■ **PROMPT**: Pull each line containing "matplotlib" out of the data and copy it.

# # # # #

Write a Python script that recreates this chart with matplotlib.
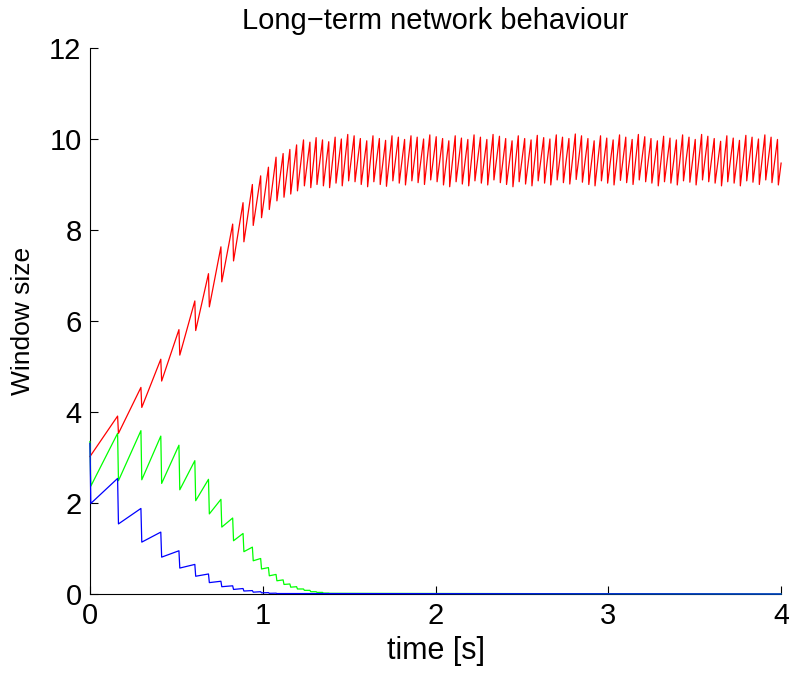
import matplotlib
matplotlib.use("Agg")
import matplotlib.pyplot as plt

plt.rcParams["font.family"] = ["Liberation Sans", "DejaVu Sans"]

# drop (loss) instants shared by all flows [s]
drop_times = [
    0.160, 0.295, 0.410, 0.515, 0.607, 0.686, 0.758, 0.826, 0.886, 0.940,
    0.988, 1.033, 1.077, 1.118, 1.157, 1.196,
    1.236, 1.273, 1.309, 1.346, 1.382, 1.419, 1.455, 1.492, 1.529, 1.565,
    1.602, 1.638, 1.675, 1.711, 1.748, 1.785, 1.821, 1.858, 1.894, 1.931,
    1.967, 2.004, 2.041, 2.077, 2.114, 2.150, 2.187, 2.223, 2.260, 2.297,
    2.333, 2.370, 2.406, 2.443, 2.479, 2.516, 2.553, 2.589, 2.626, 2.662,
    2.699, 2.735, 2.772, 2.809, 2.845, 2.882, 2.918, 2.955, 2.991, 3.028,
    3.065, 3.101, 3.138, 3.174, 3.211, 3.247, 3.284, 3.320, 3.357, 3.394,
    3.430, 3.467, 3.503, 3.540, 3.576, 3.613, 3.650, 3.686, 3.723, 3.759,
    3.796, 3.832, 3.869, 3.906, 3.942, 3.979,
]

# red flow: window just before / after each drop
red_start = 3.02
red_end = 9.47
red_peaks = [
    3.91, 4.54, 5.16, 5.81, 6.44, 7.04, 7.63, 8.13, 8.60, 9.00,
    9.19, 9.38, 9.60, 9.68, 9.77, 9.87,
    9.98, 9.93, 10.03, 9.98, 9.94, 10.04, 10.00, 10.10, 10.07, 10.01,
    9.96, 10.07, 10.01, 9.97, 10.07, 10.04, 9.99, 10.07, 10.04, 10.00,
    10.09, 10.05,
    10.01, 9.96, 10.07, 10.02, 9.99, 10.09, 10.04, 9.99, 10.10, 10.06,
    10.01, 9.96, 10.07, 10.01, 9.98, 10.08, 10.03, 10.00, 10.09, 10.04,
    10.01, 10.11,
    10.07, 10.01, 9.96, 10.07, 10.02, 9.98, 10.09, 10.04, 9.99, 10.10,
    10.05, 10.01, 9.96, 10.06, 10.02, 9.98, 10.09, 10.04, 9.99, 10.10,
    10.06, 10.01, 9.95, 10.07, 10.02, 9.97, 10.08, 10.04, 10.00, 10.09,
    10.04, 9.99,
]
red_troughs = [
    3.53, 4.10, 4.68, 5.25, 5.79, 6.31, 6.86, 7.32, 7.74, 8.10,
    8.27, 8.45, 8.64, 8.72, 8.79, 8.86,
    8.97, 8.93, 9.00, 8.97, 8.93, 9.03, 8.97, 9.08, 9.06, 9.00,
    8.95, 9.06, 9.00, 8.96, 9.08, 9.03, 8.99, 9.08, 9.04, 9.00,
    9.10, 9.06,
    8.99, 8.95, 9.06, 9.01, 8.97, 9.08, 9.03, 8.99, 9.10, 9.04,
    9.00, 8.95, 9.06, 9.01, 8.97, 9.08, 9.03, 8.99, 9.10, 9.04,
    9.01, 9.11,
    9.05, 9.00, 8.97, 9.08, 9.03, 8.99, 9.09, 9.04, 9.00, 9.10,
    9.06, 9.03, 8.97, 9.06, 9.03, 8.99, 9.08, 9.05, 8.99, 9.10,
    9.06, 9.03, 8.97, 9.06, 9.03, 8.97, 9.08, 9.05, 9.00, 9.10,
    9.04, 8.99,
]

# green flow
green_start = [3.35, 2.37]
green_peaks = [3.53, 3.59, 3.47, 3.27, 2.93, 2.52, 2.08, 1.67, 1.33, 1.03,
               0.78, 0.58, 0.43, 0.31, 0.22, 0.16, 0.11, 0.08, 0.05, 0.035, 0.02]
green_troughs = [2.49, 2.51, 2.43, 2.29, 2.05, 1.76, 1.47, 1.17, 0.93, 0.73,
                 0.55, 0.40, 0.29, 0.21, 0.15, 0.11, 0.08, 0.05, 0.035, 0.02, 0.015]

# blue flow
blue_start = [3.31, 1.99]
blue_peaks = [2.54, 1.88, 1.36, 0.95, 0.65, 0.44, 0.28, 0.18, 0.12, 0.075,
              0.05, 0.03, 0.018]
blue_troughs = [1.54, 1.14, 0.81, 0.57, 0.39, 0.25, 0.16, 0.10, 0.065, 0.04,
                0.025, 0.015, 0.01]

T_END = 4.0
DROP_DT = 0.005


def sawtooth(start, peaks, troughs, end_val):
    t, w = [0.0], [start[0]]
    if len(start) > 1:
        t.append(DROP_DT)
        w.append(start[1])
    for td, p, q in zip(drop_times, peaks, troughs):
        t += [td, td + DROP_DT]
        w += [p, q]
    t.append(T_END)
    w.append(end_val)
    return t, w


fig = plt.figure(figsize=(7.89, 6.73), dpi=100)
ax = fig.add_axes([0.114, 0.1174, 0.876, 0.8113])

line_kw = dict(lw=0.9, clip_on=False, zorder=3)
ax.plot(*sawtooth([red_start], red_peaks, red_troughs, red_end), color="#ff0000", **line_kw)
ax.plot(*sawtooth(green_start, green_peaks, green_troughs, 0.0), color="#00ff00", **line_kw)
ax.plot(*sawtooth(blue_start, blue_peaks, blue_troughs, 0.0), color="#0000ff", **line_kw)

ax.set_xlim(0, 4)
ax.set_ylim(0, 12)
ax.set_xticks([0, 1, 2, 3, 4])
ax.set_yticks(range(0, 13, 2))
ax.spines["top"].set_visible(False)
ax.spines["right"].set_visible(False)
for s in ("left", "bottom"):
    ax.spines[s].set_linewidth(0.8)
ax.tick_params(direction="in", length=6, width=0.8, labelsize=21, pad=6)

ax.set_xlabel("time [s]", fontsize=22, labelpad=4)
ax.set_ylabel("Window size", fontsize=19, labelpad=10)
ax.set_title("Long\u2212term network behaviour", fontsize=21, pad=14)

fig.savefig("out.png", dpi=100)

# # # # #

■ **TASK RESULT**:
Write a Python script that recreates this chart with matplotlib.
import matplotlib
matplotlib.use("Agg")
import matplotlib.pyplot as plt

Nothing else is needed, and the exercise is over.